Menu Close

A few weeks ago I was reading to my daughters at bedtime and we picked out the book “Jesus Wants Me For A Sunbeam” which, I have since researched, should more correctly be entitled “I’ll be a sunbeam,” the hymn lyrics written by Nellie Talbot around 1900. As I read the story I found that I couldn’t remember the tune that it was normally set to, so I looked it up on YouTube. Rather than the children’s hymn, however, the search returned a 1994 live recording of grunge band Nirvana and their rendition of the song, “Jesus Don’t Want Me For A Sunbeam.”

I am a Gen Xer and so have a soft spot for Nirvana.

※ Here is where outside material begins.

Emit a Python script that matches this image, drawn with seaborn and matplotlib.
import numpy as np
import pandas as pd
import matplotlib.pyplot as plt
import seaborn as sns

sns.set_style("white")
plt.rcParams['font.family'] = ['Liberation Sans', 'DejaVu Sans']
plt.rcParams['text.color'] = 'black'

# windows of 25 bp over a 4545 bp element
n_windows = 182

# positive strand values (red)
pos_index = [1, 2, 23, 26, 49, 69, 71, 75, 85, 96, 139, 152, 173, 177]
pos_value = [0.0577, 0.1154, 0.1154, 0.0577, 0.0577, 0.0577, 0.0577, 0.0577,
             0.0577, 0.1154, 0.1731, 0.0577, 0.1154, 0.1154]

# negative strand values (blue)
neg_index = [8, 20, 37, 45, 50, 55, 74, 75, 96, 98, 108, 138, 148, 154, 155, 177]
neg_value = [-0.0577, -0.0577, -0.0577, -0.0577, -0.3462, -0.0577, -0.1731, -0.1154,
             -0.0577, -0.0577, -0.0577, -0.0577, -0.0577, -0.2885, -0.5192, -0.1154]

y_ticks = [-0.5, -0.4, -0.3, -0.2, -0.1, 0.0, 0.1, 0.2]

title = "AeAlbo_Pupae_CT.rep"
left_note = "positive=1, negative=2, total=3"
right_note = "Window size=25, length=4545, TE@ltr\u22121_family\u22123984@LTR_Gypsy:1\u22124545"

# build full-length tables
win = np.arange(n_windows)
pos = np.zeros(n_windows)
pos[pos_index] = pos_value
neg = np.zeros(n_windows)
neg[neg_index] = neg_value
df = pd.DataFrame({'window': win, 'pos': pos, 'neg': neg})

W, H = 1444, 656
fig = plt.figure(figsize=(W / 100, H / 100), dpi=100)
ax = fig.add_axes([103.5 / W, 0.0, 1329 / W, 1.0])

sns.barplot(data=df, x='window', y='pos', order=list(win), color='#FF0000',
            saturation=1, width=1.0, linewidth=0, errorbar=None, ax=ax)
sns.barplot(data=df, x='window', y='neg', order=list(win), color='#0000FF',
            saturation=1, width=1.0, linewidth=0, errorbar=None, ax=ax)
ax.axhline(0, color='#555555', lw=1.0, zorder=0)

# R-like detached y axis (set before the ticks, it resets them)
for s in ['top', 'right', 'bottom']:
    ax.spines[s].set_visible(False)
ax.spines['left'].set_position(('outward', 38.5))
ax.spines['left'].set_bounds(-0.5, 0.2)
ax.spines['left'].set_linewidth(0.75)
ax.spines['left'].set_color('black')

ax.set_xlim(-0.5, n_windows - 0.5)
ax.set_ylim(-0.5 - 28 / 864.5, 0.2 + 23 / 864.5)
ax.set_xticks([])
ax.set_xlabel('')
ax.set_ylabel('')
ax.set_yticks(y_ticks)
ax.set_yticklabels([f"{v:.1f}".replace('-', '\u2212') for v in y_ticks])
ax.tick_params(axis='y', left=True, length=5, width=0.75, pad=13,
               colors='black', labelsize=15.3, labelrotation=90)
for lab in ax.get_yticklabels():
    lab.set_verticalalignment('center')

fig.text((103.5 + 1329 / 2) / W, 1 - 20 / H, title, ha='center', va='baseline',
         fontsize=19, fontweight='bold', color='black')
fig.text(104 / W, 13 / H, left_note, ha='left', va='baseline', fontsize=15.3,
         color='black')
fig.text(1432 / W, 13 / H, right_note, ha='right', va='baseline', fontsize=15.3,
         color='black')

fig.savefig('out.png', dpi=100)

I appreciate that not all do, however, so follow the link at your own risk (I have shared the most innocuous version I could find, but listening to the song is not a prerequisite for reading the remainder of this article).

The lyrics are what struck me:

Jesus don’t want me for a sunbeam
‘Cause sunbeams are not made like me
And don’t expect me to cry
For all the reasons you had to die
Don’t ever ask your love of me.

 Don’t expect me to lie
Don’t expect me to cry
Don’t expect me to die for thee.

 There is something intensely powerful in that line “Jesus don’t want me for a sunbeam ‘cause sunbeams are not made like me.” By who’s definition? How can we be so sure about that?

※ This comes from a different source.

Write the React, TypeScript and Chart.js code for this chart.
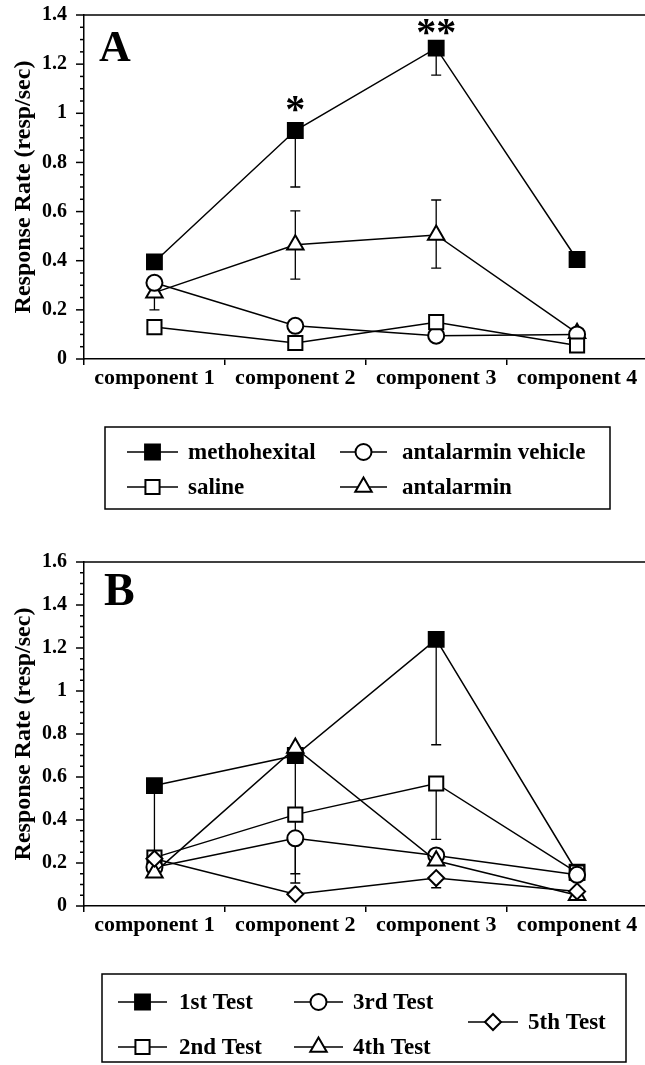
import React, { useEffect, useRef } from 'react';
import { Chart, registerables } from 'chart.js';
Chart.register(...registerables);

// ---------- data ----------
const categories = ['component 1', 'component 2', 'component 3', 'component 4'];

// Panel A
const aMethohexital = [0.395, 0.93, 1.265, 0.405];
const aMethohexitalLow = [null, 0.70, 1.155, null];
const aSaline = [0.13, 0.065, 0.15, 0.055];
const aVehicle = [0.31, 0.135, 0.095, 0.1];
const aAntalarmin = [0.27, 0.465, 0.505, 0.105];
const aAntalarminLow = [0.2, 0.325, 0.37, null];
const aAntalarminHigh = [null, 0.603, 0.647, null];
const aYMax = 1.4;

// Panel B
const bTest1 = [0.56, 0.70, 1.24, 0.157];
const bTest1Low = [0.2, 0.107, 0.75, null];
const bTest2 = [0.225, 0.425, 0.57, 0.155];
const bTest2Low = [null, null, 0.31, null];
const bTest3 = [0.18, 0.315, 0.235, 0.145];
const bTest3Low = [null, 0.15, null, null];
const bTest4 = [0.155, 0.735, 0.21, 0.05];
const bTest5 = [0.22, 0.055, 0.13, 0.068];
const bTest5Low = [null, null, 0.085, null];
const bYMax = 1.6;

const SERIF = '"Liberation Serif", "Times New Roman", serif';
const CANVAS_W = 660;

function drawMarker(ctx: CanvasRenderingContext2D, style: string, x: number, y: number, r: number, filled: boolean) {
  ctx.save();
  ctx.beginPath();
  if (style === 'rect') {
    const s = Math.SQRT1_2 * r;
    ctx.rect(x - s, y - s, 2 * s, 2 * s);
  } else if (style === 'circle') {
    ctx.arc(x, y, r, 0, Math.PI * 2);
  } else if (style === 'triangle') {
    for (let k = 0; k < 3; k++) {
      const a = (k * 2 * Math.PI) / 3;
      const px = x + Math.sin(a) * r;
      const py = y - Math.cos(a) * r;
      if (k === 0) ctx.moveTo(px, py); else ctx.lineTo(px, py);
    }
    ctx.closePath();
  } else if (style === 'rectRot') {
    ctx.moveTo(x - r, y); ctx.lineTo(x, y - r); ctx.lineTo(x + r, y); ctx.lineTo(x, y + r);
    ctx.closePath();
  }
  ctx.fillStyle = filled ? '#000' : '#fff';
  ctx.fill();
  ctx.lineWidth = 2;
  ctx.strokeStyle = '#000';
  ctx.stroke();
  ctx.restore();
}

const decor = {
  id: 'decor',
  beforeDatasetsDraw(chart: any) {
    const ctx = chart.ctx;
    const ys = chart.scales.y;
    ctx.save();
    ctx.strokeStyle = '#000';
    ctx.lineWidth = 1.3;
    chart.data.datasets.forEach((ds: any, i: number) => {
      const meta = chart.getDatasetMeta(i);
      meta.data.forEach((pt: any, j: number) => {
        const v = ds.data[j];
        [ds.errLow ? ds.errLow[j] : null, ds.errHigh ? ds.errHigh[j] : null].forEach((e: any) => {
          if (e == null) return;
          const y0 = ys.getPixelForValue(v);
          const y1 = ys.getPixelForValue(e);
          ctx.beginPath();
          ctx.moveTo(pt.x, y0); ctx.lineTo(pt.x, y1);
          ctx.moveTo(pt.x - 5, y1); ctx.lineTo(pt.x + 5, y1);
          ctx.stroke();
        });
      });
    });
    ctx.restore();
  },
  afterDraw(chart: any, _args: any, opts: any) {
    const ctx = chart.ctx;
    const ca = chart.chartArea;
    const ys = chart.scales.y;
    ctx.save();
    ctx.strokeStyle = '#000';
    ctx.lineWidth = 1.5;
    // top frame line
    ctx.beginPath(); ctx.moveTo(ca.left, ca.top); ctx.lineTo(ca.right, ca.top); ctx.stroke();
    // y ticks (major / minor)
    ys.ticks.forEach((t: any) => {
      const py = ys.getPixelForValue(t.value);
      const major = Math.abs(t.value * 5 - Math.round(t.value * 5)) < 1e-6;
      ctx.beginPath(); ctx.moveTo(ca.left - (major ? 8 : 4), py); ctx.lineTo(ca.left, py); ctx.stroke();
    });
    // panel letter
    ctx.fillStyle = '#000';
    ctx.font = opts.letterFont;
    ctx.textBaseline = 'alphabetic';
    ctx.textAlign = 'left';
    ctx.fillText(opts.letter, opts.letterX, opts.letterY);
    // significance stars
    (opts.stars || []).forEach((s: any) => {
      const pt = chart.getDatasetMeta(s.dataset).data[s.index];
      const py = ys.getPixelForValue(chart.data.datasets[s.dataset].data[s.index]);
      ctx.font = `bold 40px ${SERIF}`;
      ctx.textAlign = 'center';
      ctx.fillText(s.text, pt.x, py - s.offset);
    });
    // legend
    const lg = opts.legend;
    ctx.lineWidth = 1.5;
    ctx.strokeRect(lg.box[0], lg.box[1], lg.box[2], lg.box[3]);
    lg.items.forEach((it: any) => {
      const ds = chart.data.datasets[it.dataset];
      ctx.lineWidth = 1.5;
      ctx.beginPath(); ctx.moveTo(it.x0, it.y); ctx.lineTo(it.x1, it.y); ctx.stroke();
      drawMarker(ctx, ds.pointStyle, (it.x0 + it.x1) / 2, it.y, ds.pointRadius, ds.pointBackgroundColor === '#000');
      ctx.fillStyle = '#000';
      ctx.font = `bold 23px ${SERIF}`;
      ctx.textAlign = 'left';
      ctx.textBaseline = 'middle';
      ctx.fillText(ds.label, it.tx, it.y + 1);
    });
    ctx.restore();
  },
};

function ds(label: string, data: any[], style: string, filled: boolean, r: number, errLow?: any[], errHigh?: any[]) {
  return {
    label,
    data,
    errLow,
    errHigh,
    borderColor: '#000',
    borderWidth: 1.5,
    pointStyle: style,
    pointRadius: r,
    pointHoverRadius: r,
    pointBackgroundColor: filled ? '#000' : '#fff',
    pointBorderColor: '#000',
    pointBorderWidth: 2,
    fill: false,
    tension: 0,
    clip: false,
  };
}

function makeOptions(yMax: number, padTop: number, padBottom: number, decorOpts: any) {
  return {
    responsive: false,
    animation: false,
    events: [],
    layout: { padding: { top: padTop, left: 0, right: 0, bottom: padBottom } },
    plugins: { legend: { display: false }, tooltip: { enabled: false }, decor: decorOpts },
    scales: {
      x: {
        type: 'category',
        offset: true,
        afterFit: (s: any) => { s.height = 30; s.paddingLeft = 0; s.paddingRight = 0; },
        grid: { display: true, drawOnChartArea: false, drawTicks: true, tickLength: 6, offset: true, color: '#000', lineWidth: 1.5 },
        border: { display: true, color: '#000', width: 1.5 },
        ticks: { color: '#000', font: { family: SERIF, size: 22, weight: 'bold' }, padding: 0, autoSkip: false, maxRotation: 0 },
      },
      y: {
        min: 0,
        max: yMax,
        afterFit: (s: any) => { s.width = 84; s.paddingTop = 0; s.paddingBottom = 0; },
        grid: { display: false },
        border: { display: true, color: '#000', width: 1.5 },
        title: { display: true, text: 'Response Rate (resp/sec)', color: '#000', font: { family: SERIF, size: 24, weight: 'bold' }, padding: { top: 9, bottom: 0 } },
        ticks: {
          stepSize: 0.05,
          autoSkip: false,
          padding: 9,
          color: '#000',
          font: { family: SERIF, size: 20, weight: 'bold' },
          callback: (v: any) => {
            const n = Number(v);
            if (Math.abs(n * 5 - Math.round(n * 5)) > 1e-6) return '';
            return String(Math.round(n * 10) / 10);
          },
        },
      },
    },
  };
}

function PanelA() {
  const ref = useRef<HTMLCanvasElement>(null);
  useEffect(() => {
    const chart = new Chart(ref.current as HTMLCanvasElement, {
      type: 'line',
      data: {
        labels: categories,
        datasets: [
          ds('saline', aSaline, 'rect', false, 10),
          ds('antalarmin vehicle', aVehicle, 'circle', false, 8),
          ds('antalarmin', aAntalarmin, 'triangle', false, 9.5, aAntalarminLow, aAntalarminHigh),
          ds('methohexital', aMethohexital, 'rect', true, 10.5, aMethohexitalLow),
        ] as any,
      },
      options: makeOptions(aYMax, 15, 540 - 359 - 30, {
        letter: 'A', letterX: 99, letterY: 61, letterFont: `bold 44px ${SERIF}`,
        stars: [
          { dataset: 3, index: 1, text: '*', offset: 8 },
          { dataset: 3, index: 2, text: '**', offset: 3 },
        ],
        legend: {
          box: [105, 427, 505, 82],
          items: [
            { dataset: 3, x0: 127, x1: 178, tx: 188, y: 452 },
            { dataset: 0, x0: 127, x1: 178, tx: 188, y: 487 },
            { dataset: 1, x0: 340, x1: 387, tx: 402, y: 452 },
            { dataset: 2, x0: 340, x1: 387, tx: 402, y: 487 },
          ],
        },
      }) as any,
      plugins: [decor as any],
    });
    return () => chart.destroy();
  }, []);
  return <canvas ref={ref} width={CANVAS_W} height={540} style={{ display: 'block' }} />;
}

function PanelB() {
  const ref = useRef<HTMLCanvasElement>(null);
  useEffect(() => {
    const chart = new Chart(ref.current as HTMLCanvasElement, {
      type: 'line',
      data: {
        labels: categories,
        datasets: [
          ds('5th Test', bTest5, 'rectRot', false, 8, bTest5Low),
          ds('4th Test', bTest4, 'triangle', false, 9.5),
          ds('3rd Test', bTest3, 'circle', false, 8, bTest3Low),
          ds('2nd Test', bTest2, 'rect', false, 10, bTest2Low),
          ds('1st Test', bTest1, 'rect', true, 10.5, bTest1Low),
        ] as any,
      },
      options: makeOptions(bYMax, 22, 525 - 366 - 30, {
        letter: 'B', letterX: 104, letterY: 65, letterFont: `bold 46px ${SERIF}`,
        stars: [],
        legend: {
          box: [102, 434, 524, 88],
          items: [
            { dataset: 4, x0: 118, x1: 167, tx: 179, y: 462 },
            { dataset: 3, x0: 118, x1: 167, tx: 179, y: 507 },
            { dataset: 2, x0: 294, x1: 343, tx: 353, y: 462 },
            { dataset: 1, x0: 294, x1: 343, tx: 353, y: 507 },
            { dataset: 0, x0: 468, x1: 518, tx: 528, y: 482 },
          ],
        },
      }) as any,
      plugins: [decor as any],
    });
    return () => chart.destroy();
  }, []);
  return <canvas ref={ref} width={CANVAS_W} height={525} style={{ display: 'block' }} />;
}

export default function App() {
  return (
    <div style={{ position: 'absolute', left: 0, top: 0, width: 645, height: 1065, background: '#fff', overflow: 'hidden' }}>
      <PanelA />
      <PanelB />
    </div>
  );
}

We have a long history in the Church of dividing humanity into those who believe and those who do not, or, to stick with the sunbeam analogy, those who walk in the light and those who are in darkness. I often hear this theme of brokenness and irredeemability from those outside the church, like they are somehow outside the reach of God, that they are stuck in the dark. And because they have been looked down upon by those who are in the light, they express anger towards God and the Christian faith.

Light and dark are common biblical themes but are especially prevalent in the Gospel of John. Jesus is “the light of all people” (John 1.4) and came to “shine in the darkness” (John 1.5). “All who do evil hate the light and do not come to the light…But those who do what is true come to the light, so that it may be clearly seen that their deeds have been done in God.” (John 3.20-21). This all sounds rather damning to unbelievers.

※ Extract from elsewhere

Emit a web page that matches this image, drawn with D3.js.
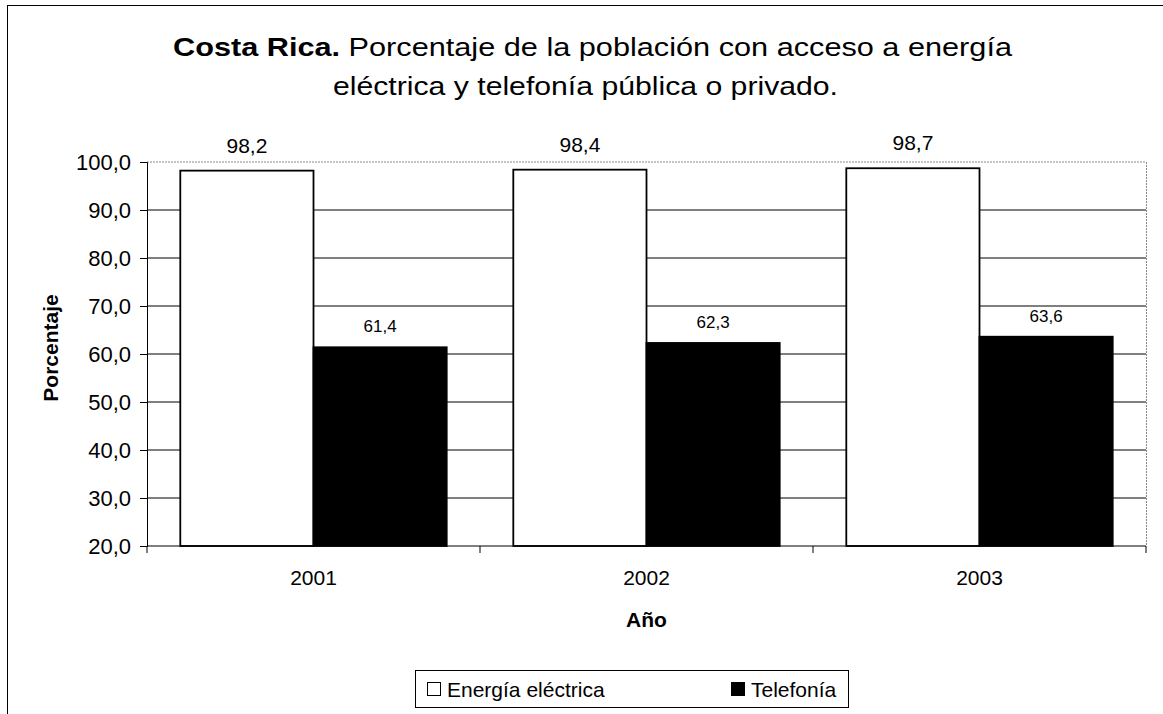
<!DOCTYPE html>
<html><head><meta charset="utf-8">
<script src="https://cdn.jsdelivr.net/npm/d3@7"></script>
<style>body{margin:0;background:#fff;} svg{display:block;font-family:"Liberation Sans",Arial,sans-serif;}</style>
</head><body>
<svg id="c" width="1163" height="714"></svg>
<script>
const years = ["2001","2002","2003"];
const seriesNames = ["Energía eléctrica","Telefonía"];
const energia = [98.2, 98.4, 98.7];
const telefonia = [61.4, 62.3, 63.6];
const yTicks = [20,30,40,50,60,70,80,90,100];

const svg = d3.select("#c");
const L = 147, R = 1146, T = 162, B = 546;
const fmt = v => d3.format(".1f")(v).replace(".", ",");

// outer frame
svg.append("rect").attr("x",7.5).attr("y",5.5).attr("width",1170).attr("height",720)
  .attr("fill","none").attr("stroke","#000").attr("stroke-width",1);

const x = d3.scaleBand().domain(years).range([L,R]).paddingInner(0.2).paddingOuter(0.1);
const x1 = d3.scaleBand().domain(seriesNames).range([0,x.bandwidth()]);
const y = d3.scaleLinear().domain([20,100]).range([B,T]);

// gridlines
svg.append("g").selectAll("line").data(yTicks.filter(d=>d>20)).join("line")
  .attr("x1",L).attr("x2",R).attr("y1",d=>y(d)).attr("y2",d=>y(d))
  .attr("stroke",d=>d===100?"#888":"#000").attr("stroke-width",1)
  .attr("stroke-dasharray",d=>d===100?"2,1":null);
svg.append("line").attr("x1",R+0.5).attr("x2",R+0.5).attr("y1",T).attr("y2",B)
  .attr("stroke","#888").attr("stroke-dasharray","2,1");

// bars
const data = years.map((yr,i)=>({yr, vals:[energia[i], telefonia[i]]}));
const g = svg.append("g").selectAll("g").data(data).join("g")
  .attr("transform",d=>`translate(${x(d.yr)},0)`);
g.selectAll("rect").data(d=>d.vals.map((v,j)=>({v,s:seriesNames[j]}))).join("rect")
  .attr("x",d=>x1(d.s)).attr("width",x1.bandwidth())
  .attr("y",d=>y(d.v)).attr("height",d=>B-y(d.v))
  .attr("fill",d=>d.s===seriesNames[0]?"#fff":"#000")
  .attr("stroke","#000").attr("stroke-width",1.8);
g.selectAll("text").data(d=>d.vals.map((v,j)=>({v,s:seriesNames[j]}))).join("text")
  .attr("x",d=>x1(d.s)+x1.bandwidth()/2)
  .attr("y",d=>y(d.v)-(d.s===seriesNames[0]?18:15))
  .attr("text-anchor","middle")
  .attr("font-size",d=>d.s===seriesNames[0]?21:17)
  .text(d=>fmt(d.v));

// y axis
const ya = svg.append("g").attr("transform",`translate(${L},0)`)
  .call(d3.axisLeft(y).tickValues(yTicks).tickFormat(fmt).tickSize(7).tickPadding(9));
ya.select(".domain").attr("stroke","#000");
ya.selectAll("text").attr("font-size",22).attr("font-family","Liberation Sans, Arial, sans-serif").attr("fill","#000");

// x axis
const xa = svg.append("g").attr("transform",`translate(0,${B})`);
xa.append("line").attr("x1",L).attr("x2",R).attr("y1",0).attr("y2",0).attr("stroke","#000");
const xb = d3.range(years.length+1).map(i=>L+(R-L)*i/years.length);
xa.selectAll("line.t").data(xb).join("line").attr("class","t")
  .attr("x1",d=>d).attr("x2",d=>d).attr("y1",0).attr("y2",7).attr("stroke","#000");
xa.selectAll("text").data(years).join("text")
  .attr("x",d=>x(d)+x.bandwidth()/2).attr("y",39)
  .attr("text-anchor","middle").attr("font-size",21).text(d=>d);

// axis titles
svg.append("text").attr("x",x(years[1])+x.bandwidth()/2).attr("y",627)
  .attr("text-anchor","middle").attr("font-size",21).attr("font-weight","bold").text("Año");
svg.append("text").attr("transform","translate(58,348) rotate(-90)")
  .attr("text-anchor","middle").attr("font-size",21).attr("font-weight","bold").text("Porcentaje");

// title
const t1 = svg.append("text").attr("x",173).attr("y",56).attr("font-size",25)
  .attr("textLength",839).attr("lengthAdjust","spacingAndGlyphs");
t1.append("tspan").attr("font-weight","bold").text("Costa Rica.");
t1.append("tspan").text(" Porcentaje de la población con acceso a energía");
svg.append("text").attr("x",333).attr("y",95).attr("font-size",25)
  .attr("textLength",505).attr("lengthAdjust","spacingAndGlyphs")
  .text("eléctrica y telefonía pública o privado.");

// legend
const lg = svg.append("g");
lg.append("rect").attr("x",415.5).attr("y",670.5).attr("width",433).attr("height",37)
  .attr("fill","#fff").attr("stroke","#000");
const items = [{s:seriesNames[0],fill:"#fff",x:427,tx:447},{s:seriesNames[1],fill:"#000",x:731,tx:751}];
lg.selectAll("rect.k").data(items).join("rect").attr("class","k")
  .attr("x",d=>d.x+0.5).attr("y",682.5).attr("width",13).attr("height",13)
  .attr("fill",d=>d.fill).attr("stroke","#000");
lg.selectAll("text").data(items).join("text")
  .attr("x",d=>d.tx).attr("y",697).attr("font-size",21).text(d=>d.s);
</script>
</body></html>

Theologian and Bishop Cyril of Alexandria (376-444) approaches this light and dark imagery from an interesting perspective. Cyril points out that the light is never ours, but originates in Jesus, who is “the light of the world” (John 8.12). All creation is dark, Cyril suggests, until it is illumined by the light of the Word of God. Enlightened beings (pun intended) are those which hear the Word of God, and believe.

What does this all have to do with sunbeams? Well, for starters, if we count ourselves among those who are in the light, we must recognize that we didn’t “do” anything – we did no works – to become enlightened. We enter the light through a leap of faith, but the light itself is all Jesus. We should therefore not be arrogant about being in the light, because we are not the lamp; we simply stepped into its glare.

Secondly, our friends who remain in the dark, who have come to believe that they are not sunbeam material, are not inherently bad. For Cyril, as for many early theologians, to be evil is simply to be unenlightened and fallen human beings. There is nothing irredeemable about this state. There is nowhere that cannot be reached by the light of Christ. There is no person too broken or lost that the light cannot shine upon them.

Light or dark, we are all sons and daughters of the same God. We do not need to be sunbeams, but we do need to walk in faith, to step into the sun together. “Come, let us walk in the light of the Lord” (Isa 2.5).